Barzani enfatizou que qualquer movimento para a independência seria buscado dentro de negociações com o governo iraquiano. No entanto, ele também destacou que o resultado do referendo seria implementado, seja qual for. Em 2005, um referendo não oficial de independência foi realizado no Curdistão iraquiano e 99% dos cerca de 2 milhões de votos apoiaram um Estado soberano.

Garantir o apoio eleitoral à independência não é, portanto, um problema. Mas conquistar apoio externo é. Até agora, os EUA, a Rússia, o Iraque e nenhum Estado regional sinalaram alguma abertura para um Curdistão independente, exceto por Israel. Como uma entidade sem litoral, o Curdistão iraquiano não é viável sem o apoio regional, já que, caso contrário, colapsaria economicamente. Na última década, a Turquia foi o principal parceiro econômico do KRG. O cálculo de Barzani parece contar com Ankara para tal passo, mas até agora não há sinal de apoio turco à independência.

Dos três grandes desafios discutidos, conquistar apoio internacional à independência parece ser o mais difícil de enfrentar para os curdos iraquianos. Pode haver um cenário, caso o Iraque mostre severas tendências fragmentárias, em que Ankara possa preferir um Estado cliente curdo iraquiano como tampão contra um Iraque dominado por xiitas. Em geral, no entanto, um Curdistão iraquiano independente parece improvável atualmente.

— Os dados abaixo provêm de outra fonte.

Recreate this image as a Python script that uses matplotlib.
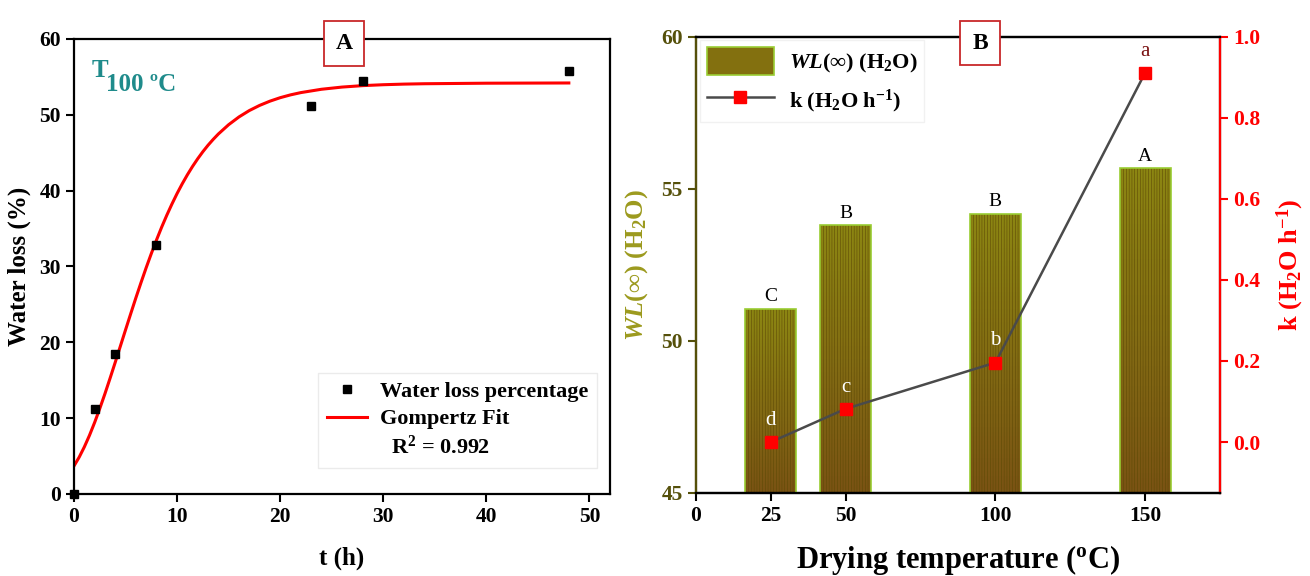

Caso, contudo, os curdos iraquianos consigam superar sua crise doméstica e unificar suas reivindicações, a situação atual é potencialmente favorável. Se eles joguem suas cartas corretamente, o referendo de independência e alguns dos territórios conquistados poderiam ser instrumentais como peças de negociação para integrar ao menos alguns territórios adicionais à área do KRG, ou talvez ganhassem um statusconfederado dentro do Iraque.